# EXERCISE BRIEF:
Repeat all the material exactly; pictures stay out of your copy.

== COLLECTED MATERIAL

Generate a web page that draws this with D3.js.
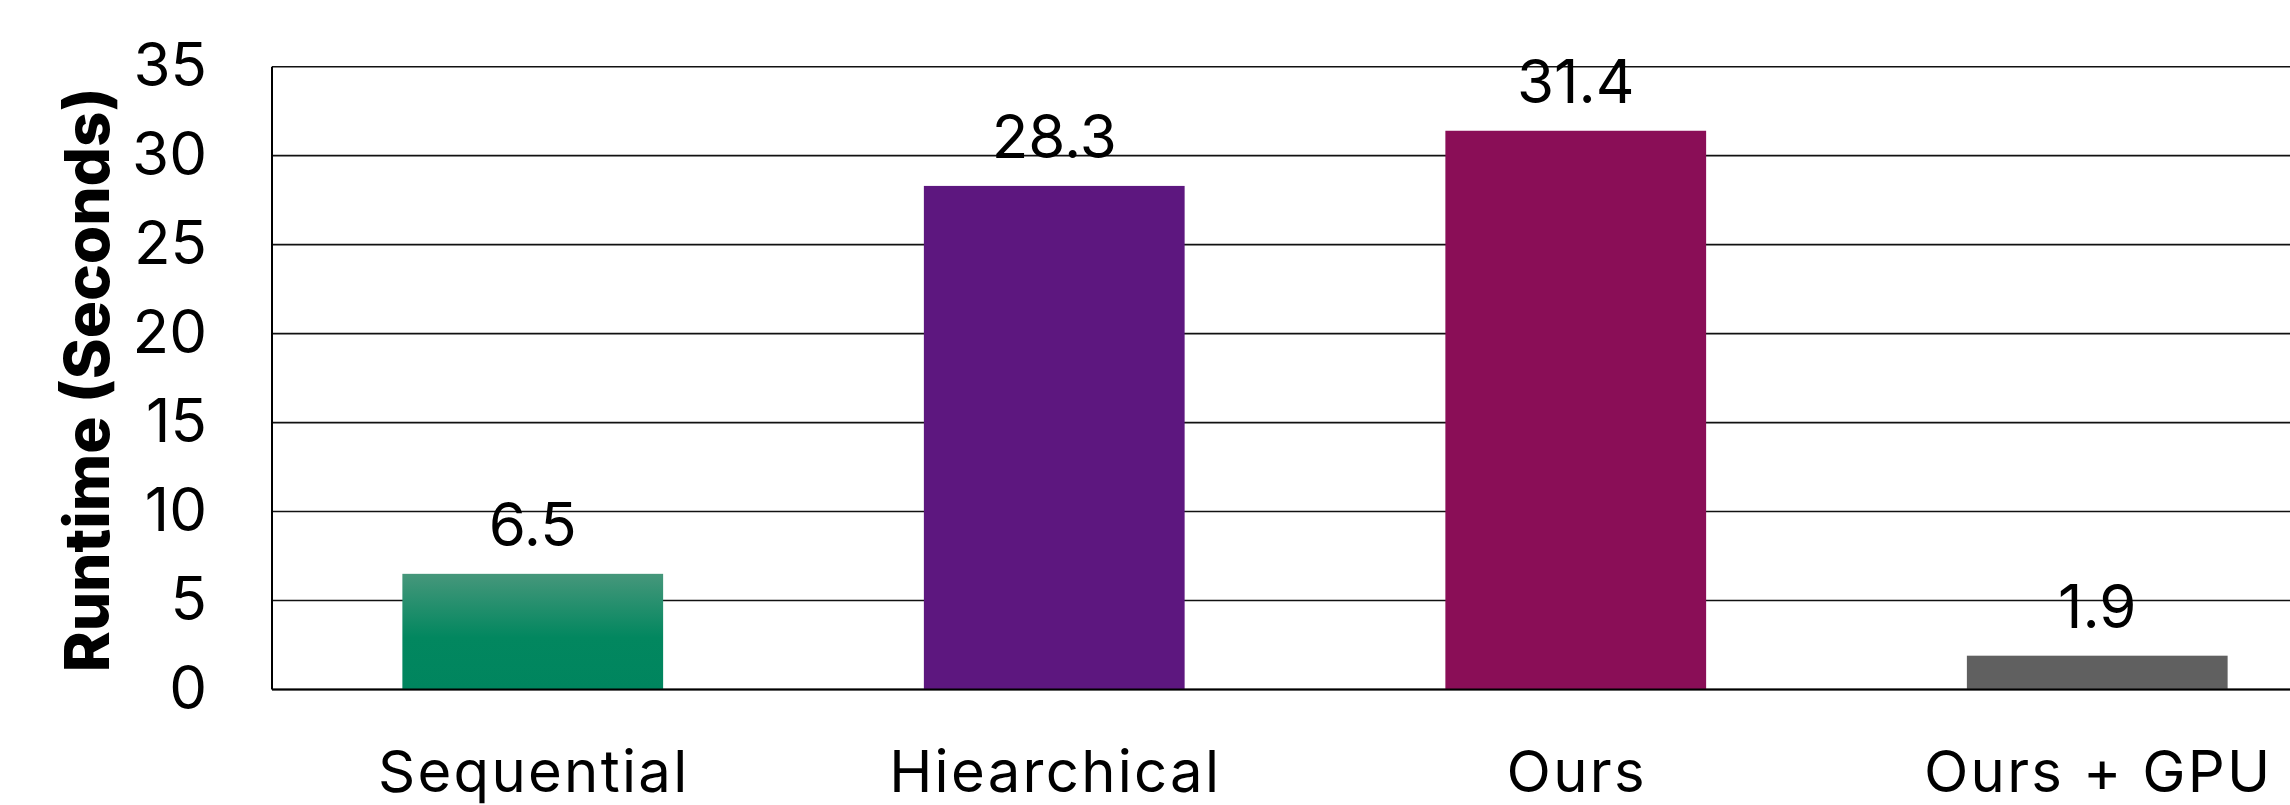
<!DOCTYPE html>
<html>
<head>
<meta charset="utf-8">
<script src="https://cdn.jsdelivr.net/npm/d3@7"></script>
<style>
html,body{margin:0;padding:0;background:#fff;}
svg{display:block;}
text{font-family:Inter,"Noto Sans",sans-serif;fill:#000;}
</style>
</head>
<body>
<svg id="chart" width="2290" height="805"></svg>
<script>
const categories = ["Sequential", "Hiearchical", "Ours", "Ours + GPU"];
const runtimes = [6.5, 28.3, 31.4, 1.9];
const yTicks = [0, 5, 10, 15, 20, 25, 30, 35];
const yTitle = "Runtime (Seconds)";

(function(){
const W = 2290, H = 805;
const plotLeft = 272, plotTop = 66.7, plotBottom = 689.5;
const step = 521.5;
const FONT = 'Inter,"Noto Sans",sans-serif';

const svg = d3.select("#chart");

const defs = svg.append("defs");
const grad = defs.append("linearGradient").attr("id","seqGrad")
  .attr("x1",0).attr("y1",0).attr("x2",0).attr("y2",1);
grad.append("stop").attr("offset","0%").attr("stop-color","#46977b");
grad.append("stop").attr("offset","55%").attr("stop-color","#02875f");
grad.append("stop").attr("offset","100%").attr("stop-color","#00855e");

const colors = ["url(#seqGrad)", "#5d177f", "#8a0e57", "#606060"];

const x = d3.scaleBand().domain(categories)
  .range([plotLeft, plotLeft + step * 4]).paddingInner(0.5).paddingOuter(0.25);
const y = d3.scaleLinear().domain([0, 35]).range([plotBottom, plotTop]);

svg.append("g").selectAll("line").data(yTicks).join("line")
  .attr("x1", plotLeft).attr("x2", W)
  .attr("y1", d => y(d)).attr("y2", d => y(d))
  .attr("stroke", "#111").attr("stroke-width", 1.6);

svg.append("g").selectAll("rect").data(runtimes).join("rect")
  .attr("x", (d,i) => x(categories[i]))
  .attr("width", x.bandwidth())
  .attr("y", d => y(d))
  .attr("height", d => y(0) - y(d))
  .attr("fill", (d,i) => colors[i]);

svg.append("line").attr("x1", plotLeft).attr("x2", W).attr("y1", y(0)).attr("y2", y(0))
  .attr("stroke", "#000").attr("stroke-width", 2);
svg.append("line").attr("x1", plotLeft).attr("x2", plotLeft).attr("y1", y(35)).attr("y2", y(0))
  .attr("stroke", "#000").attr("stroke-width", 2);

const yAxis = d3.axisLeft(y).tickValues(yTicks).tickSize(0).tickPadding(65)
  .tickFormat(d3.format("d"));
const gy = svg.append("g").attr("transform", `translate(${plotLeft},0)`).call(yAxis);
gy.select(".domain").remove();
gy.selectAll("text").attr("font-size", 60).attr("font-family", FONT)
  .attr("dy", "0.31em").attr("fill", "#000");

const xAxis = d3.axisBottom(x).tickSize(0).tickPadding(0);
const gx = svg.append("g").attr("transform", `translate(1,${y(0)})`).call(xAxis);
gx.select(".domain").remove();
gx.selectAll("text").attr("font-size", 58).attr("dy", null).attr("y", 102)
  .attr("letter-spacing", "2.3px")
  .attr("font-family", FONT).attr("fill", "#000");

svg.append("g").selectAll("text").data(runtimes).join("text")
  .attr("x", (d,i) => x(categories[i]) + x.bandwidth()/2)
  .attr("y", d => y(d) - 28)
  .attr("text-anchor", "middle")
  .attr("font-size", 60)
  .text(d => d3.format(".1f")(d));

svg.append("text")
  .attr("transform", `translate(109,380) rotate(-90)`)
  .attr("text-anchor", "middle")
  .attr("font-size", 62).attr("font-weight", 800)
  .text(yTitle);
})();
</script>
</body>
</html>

====

# CORRECT RESULT:
Generate a web page that draws this with D3.js.
<!DOCTYPE html>
<html>
<head>
<meta charset="utf-8">
<script src="https://cdn.jsdelivr.net/npm/d3@7"></script>
<style>
html,body{margin:0;padding:0;background:#fff;}
svg{display:block;}
text{font-family:Inter,"Noto Sans",sans-serif;fill:#000;}
</style>
</head>
<body>
<svg id="chart" width="2290" height="805"></svg>
<script>
const categories = ["Sequential", "Hiearchical", "Ours", "Ours + GPU"];
const runtimes = [6.5, 28.3, 31.4, 1.9];
const yTicks = [0, 5, 10, 15, 20, 25, 30, 35];
const yTitle = "Runtime (Seconds)";

(function(){
const W = 2290, H = 805;
const plotLeft = 272, plotTop = 66.7, plotBottom = 689.5;
const step = 521.5;
const FONT = 'Inter,"Noto Sans",sans-serif';

const svg = d3.select("#chart");

const defs = svg.append("defs");
const grad = defs.append("linearGradient").attr("id","seqGrad")
  .attr("x1",0).attr("y1",0).attr("x2",0).attr("y2",1);
grad.append("stop").attr("offset","0%").attr("stop-color","#46977b");
grad.append("stop").attr("offset","55%").attr("stop-color","#02875f");
grad.append("stop").attr("offset","100%").attr("stop-color","#00855e");

const colors = ["url(#seqGrad)", "#5d177f", "#8a0e57", "#606060"];

const x = d3.scaleBand().domain(categories)
  .range([plotLeft, plotLeft + step * 4]).paddingInner(0.5).paddingOuter(0.25);
const y = d3.scaleLinear().domain([0, 35]).range([plotBottom, plotTop]);

svg.append("g").selectAll("line").data(yTicks).join("line")
  .attr("x1", plotLeft).attr("x2", W)
  .attr("y1", d => y(d)).attr("y2", d => y(d))
  .attr("stroke", "#111").attr("stroke-width", 1.6);

svg.append("g").selectAll("rect").data(runtimes).join("rect")
  .attr("x", (d,i) => x(categories[i]))
  .attr("width", x.bandwidth())
  .attr("y", d => y(d))
  .attr("height", d => y(0) - y(d))
  .attr("fill", (d,i) => colors[i]);

svg.append("line").attr("x1", plotLeft).attr("x2", W).attr("y1", y(0)).attr("y2", y(0))
  .attr("stroke", "#000").attr("stroke-width", 2);
svg.append("line").attr("x1", plotLeft).attr("x2", plotLeft).attr("y1", y(35)).attr("y2", y(0))
  .attr("stroke", "#000").attr("stroke-width", 2);

const yAxis = d3.axisLeft(y).tickValues(yTicks).tickSize(0).tickPadding(65)
  .tickFormat(d3.format("d"));
const gy = svg.append("g").attr("transform", `translate(${plotLeft},0)`).call(yAxis);
gy.select(".domain").remove();
gy.selectAll("text").attr("font-size", 60).attr("font-family", FONT)
  .attr("dy", "0.31em").attr("fill", "#000");

const xAxis = d3.axisBottom(x).tickSize(0).tickPadding(0);
const gx = svg.append("g").attr("transform", `translate(1,${y(0)})`).call(xAxis);
gx.select(".domain").remove();
gx.selectAll("text").attr("font-size", 58).attr("dy", null).attr("y", 102)
  .attr("letter-spacing", "2.3px")
  .attr("font-family", FONT).attr("fill", "#000");

svg.append("g").selectAll("text").data(runtimes).join("text")
  .attr("x", (d,i) => x(categories[i]) + x.bandwidth()/2)
  .attr("y", d => y(d) - 28)
  .attr("text-anchor", "middle")
  .attr("font-size", 60)
  .text(d => d3.format(".1f")(d));

svg.append("text")
  .attr("transform", `translate(109,380) rotate(-90)`)
  .attr("text-anchor", "middle")
  .attr("font-size", 62).attr("font-weight", 800)
  .text(yTitle);
})();
</script>
</body>
</html>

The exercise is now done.